Exercise task
Write out the material exactly, leaving every picture behind.

>> START Given material

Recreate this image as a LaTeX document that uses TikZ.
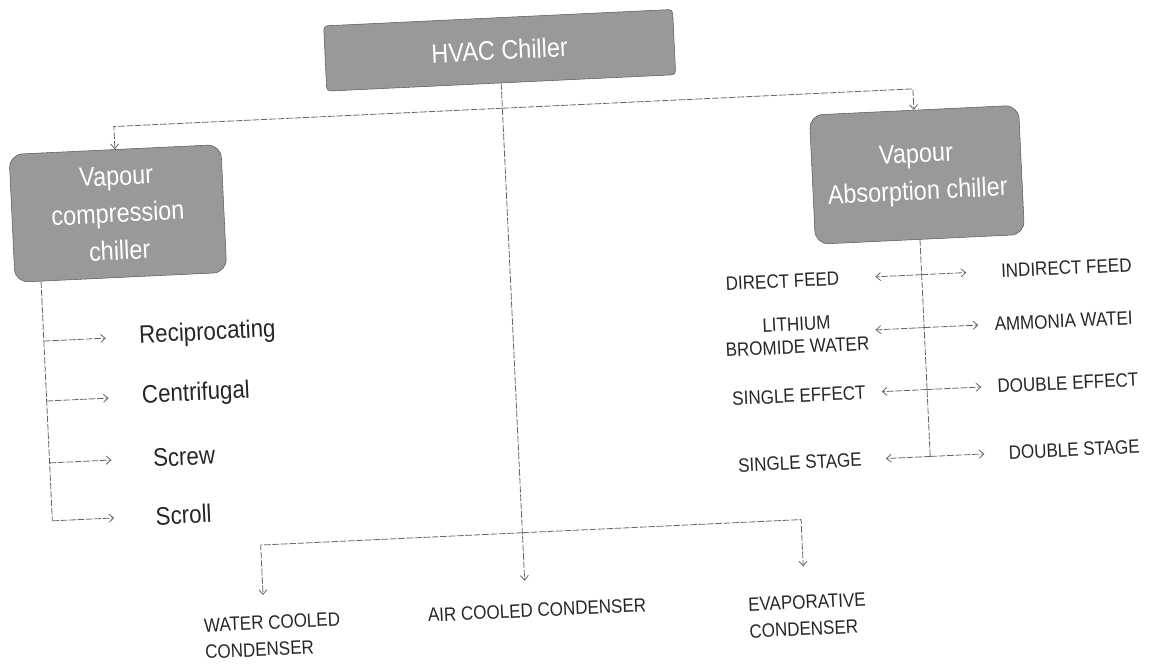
\documentclass[tikz,border=0pt]{standalone}
\usepackage{fontspec}
\setmainfont{Liberation Sans}
\newfontfamily\labfont[FakeStretch=0.88]{Liberation Sans}
\usetikzlibrary{arrows.meta}
\begin{document}
\begin{tikzpicture}[x=0.75pt,y=-0.75pt,
  ln/.style={draw=black!60, line width=0.6pt, dash pattern=on 5pt off 1.3pt},
  arr/.style={-{Straight Barb[length=3.5pt,width=6pt]}},
  boxa/.style={draw=black!65, fill=black!40, text=white, font=\labfont\fontsize{20}{28}\selectfont, align=center, inner sep=0pt},
  mainbox/.style={boxa, minimum width=262pt, minimum height=49pt, rounded corners=3pt},
  subbox/.style={boxa, minimum width=159pt, minimum height=96pt, rounded corners=10pt},
  biglab/.style={font=\labfont\fontsize{19}{22}\selectfont, text=black!85, inner sep=1pt},
  caplab/.style={font=\labfont\fontsize{14.5}{17}\selectfont, text=black!85, inner sep=1pt, align=center},
  caplabl/.style={font=\labfont\fontsize{14.5}{20}\selectfont, text=black!85, inner sep=1pt, align=left},
]
\useasboundingbox (0,0) rectangle (1152,665);
\begin{scope}[rotate around={2.7:(576,332)}, transform shape]
  % boxes
  \node[mainbox] (hvac) at (513,47) {HVAC Chiller};
  \node[subbox] (vc) at (124,192) {Vapour\\compression\\chiller};
  \node[subbox, minimum width=157pt, minimum height=97pt] (va) at (924,191) {Vapour\\Absorption chiller};

  % left labels
  \node[biglab, anchor=west] (rec) at (138,316) {Reciprocating};
  \node[biglab, anchor=west] (cen) at (138,376) {Centrifugal};
  \node[biglab, anchor=west] (scr) at (146,438) {Screw};
  \node[biglab, anchor=west] (scl) at (146,496) {Scroll};

  % right labels
  \node[caplab, anchor=east] (df) at (843,291) {DIRECT FEED};
  \node[caplab, anchor=west] (idf) at (1002,291) {INDIRECT FEED};
  \node[caplab, anchor=east] (lbw) at (870,346) {LITHIUM\\BROMIDE WATER};
  \node[caplab, anchor=west] (amw) at (993,344) {AMMONIA WATEI};
  \node[caplab, anchor=east] (se) at (864,406) {SINGLE EFFECT};
  \node[caplab, anchor=west] (de) at (993,406) {DOUBLE EFFECT};
  \node[caplab, anchor=east] (ss) at (857,473) {SINGLE STAGE};
  \node[caplab, anchor=west] (ds) at (1001,473) {DOUBLE STAGE};

  % bottom labels
  \node[caplabl, anchor=west] (wcc) at (189,621) {WATER COOLED\\CONDENSER};
  \node[caplab] (acc) at (524,608) {AIR COOLED CONDENSER};
  \node[caplabl] (evc) at (794,626) {EVAPORATIVE\\CONDENSER};

  % junctions and free ends
  \coordinate (top) at (513,105);
  \coordinate (bot) at (513,530);
  \coordinate (tc) at (513,578);
  \coordinate (tw) at (251,580);
  \coordinate (te) at (792,577);
  \coordinate (l4) at (44,496);
  \coordinate (r4) at (924,473);

  % trunk
  \draw[ln,arr] (hvac.south) -- (tc);
  \draw[ln,arr] (top) -| (vc.north);
  \draw[ln,arr] (top) -| (va.north);
  \draw[ln,arr] (bot) -| (tw);
  \draw[ln,arr] (bot) -| (te);

  % left branch
  \draw[ln] (vc.south -| l4) -- (l4);
  \draw[ln,arr,shorten >=24pt] (rec.west -| l4) -- (rec.west);
  \draw[ln,arr,shorten >=24pt] (cen.west -| l4) -- (cen.west);
  \draw[ln,arr,shorten >=30pt] (scr.west -| l4) -- (scr.west);
  \draw[ln,arr,shorten >=30pt] (scl.west -| l4) -- (scl.west);

  % right branch
  \draw[ln] (va.south) -- (r4);
  \draw[ln,arr,shorten >=26pt] (df.east -| r4) -- (df.east);
  \draw[ln,arr,shorten >=25pt] (idf.west -| r4) -- (idf.west);
  \draw[ln,arr,shorten >=4pt] (amw.west -| r4) -- (amw.west -| lbw.east);
  \draw[ln,arr,shorten >=11pt] (amw.west -| r4) -- (amw.west);
  \draw[ln,arr,shorten >=11pt] (se.east -| r4) -- (se.east);
  \draw[ln,arr,shorten >=11pt] (de.west -| r4) -- (de.west);
  \draw[ln,arr,shorten >=17pt] (ss.east -| r4) -- (ss.east);
  \draw[ln,arr,shorten >=17pt] (ds.west -| r4) -- (ds.west);
\end{scope}
\end{tikzpicture}
\end{document}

>> END Given material

Exercise solution
Recreate this image as a LaTeX document that uses TikZ.
\documentclass[tikz,border=0pt]{standalone}
\usepackage{fontspec}
\setmainfont{Liberation Sans}
\newfontfamily\labfont[FakeStretch=0.88]{Liberation Sans}
\usetikzlibrary{arrows.meta}
\begin{document}
\begin{tikzpicture}[x=0.75pt,y=-0.75pt,
  ln/.style={draw=black!60, line width=0.6pt, dash pattern=on 5pt off 1.3pt},
  arr/.style={-{Straight Barb[length=3.5pt,width=6pt]}},
  boxa/.style={draw=black!65, fill=black!40, text=white, font=\labfont\fontsize{20}{28}\selectfont, align=center, inner sep=0pt},
  mainbox/.style={boxa, minimum width=262pt, minimum height=49pt, rounded corners=3pt},
  subbox/.style={boxa, minimum width=159pt, minimum height=96pt, rounded corners=10pt},
  biglab/.style={font=\labfont\fontsize{19}{22}\selectfont, text=black!85, inner sep=1pt},
  caplab/.style={font=\labfont\fontsize{14.5}{17}\selectfont, text=black!85, inner sep=1pt, align=center},
  caplabl/.style={font=\labfont\fontsize{14.5}{20}\selectfont, text=black!85, inner sep=1pt, align=left},
]
\useasboundingbox (0,0) rectangle (1152,665);
\begin{scope}[rotate around={2.7:(576,332)}, transform shape]
  % boxes
  \node[mainbox] (hvac) at (513,47) {HVAC Chiller};
  \node[subbox] (vc) at (124,192) {Vapour\\compression\\chiller};
  \node[subbox, minimum width=157pt, minimum height=97pt] (va) at (924,191) {Vapour\\Absorption chiller};

  % left labels
  \node[biglab, anchor=west] (rec) at (138,316) {Reciprocating};
  \node[biglab, anchor=west] (cen) at (138,376) {Centrifugal};
  \node[biglab, anchor=west] (scr) at (146,438) {Screw};
  \node[biglab, anchor=west] (scl) at (146,496) {Scroll};

  % right labels
  \node[caplab, anchor=east] (df) at (843,291) {DIRECT FEED};
  \node[caplab, anchor=west] (idf) at (1002,291) {INDIRECT FEED};
  \node[caplab, anchor=east] (lbw) at (870,346) {LITHIUM\\BROMIDE WATER};
  \node[caplab, anchor=west] (amw) at (993,344) {AMMONIA WATEI};
  \node[caplab, anchor=east] (se) at (864,406) {SINGLE EFFECT};
  \node[caplab, anchor=west] (de) at (993,406) {DOUBLE EFFECT};
  \node[caplab, anchor=east] (ss) at (857,473) {SINGLE STAGE};
  \node[caplab, anchor=west] (ds) at (1001,473) {DOUBLE STAGE};

  % bottom labels
  \node[caplabl, anchor=west] (wcc) at (189,621) {WATER COOLED\\CONDENSER};
  \node[caplab] (acc) at (524,608) {AIR COOLED CONDENSER};
  \node[caplabl] (evc) at (794,626) {EVAPORATIVE\\CONDENSER};

  % junctions and free ends
  \coordinate (top) at (513,105);
  \coordinate (bot) at (513,530);
  \coordinate (tc) at (513,578);
  \coordinate (tw) at (251,580);
  \coordinate (te) at (792,577);
  \coordinate (l4) at (44,496);
  \coordinate (r4) at (924,473);

  % trunk
  \draw[ln,arr] (hvac.south) -- (tc);
  \draw[ln,arr] (top) -| (vc.north);
  \draw[ln,arr] (top) -| (va.north);
  \draw[ln,arr] (bot) -| (tw);
  \draw[ln,arr] (bot) -| (te);

  % left branch
  \draw[ln] (vc.south -| l4) -- (l4);
  \draw[ln,arr,shorten >=24pt] (rec.west -| l4) -- (rec.west);
  \draw[ln,arr,shorten >=24pt] (cen.west -| l4) -- (cen.west);
  \draw[ln,arr,shorten >=30pt] (scr.west -| l4) -- (scr.west);
  \draw[ln,arr,shorten >=30pt] (scl.west -| l4) -- (scl.west);

  % right branch
  \draw[ln] (va.south) -- (r4);
  \draw[ln,arr,shorten >=26pt] (df.east -| r4) -- (df.east);
  \draw[ln,arr,shorten >=25pt] (idf.west -| r4) -- (idf.west);
  \draw[ln,arr,shorten >=4pt] (amw.west -| r4) -- (amw.west -| lbw.east);
  \draw[ln,arr,shorten >=11pt] (amw.west -| r4) -- (amw.west);
  \draw[ln,arr,shorten >=11pt] (se.east -| r4) -- (se.east);
  \draw[ln,arr,shorten >=11pt] (de.west -| r4) -- (de.west);
  \draw[ln,arr,shorten >=17pt] (ss.east -| r4) -- (ss.east);
  \draw[ln,arr,shorten >=17pt] (ds.west -| r4) -- (ds.west);
\end{scope}
\end{tikzpicture}
\end{document}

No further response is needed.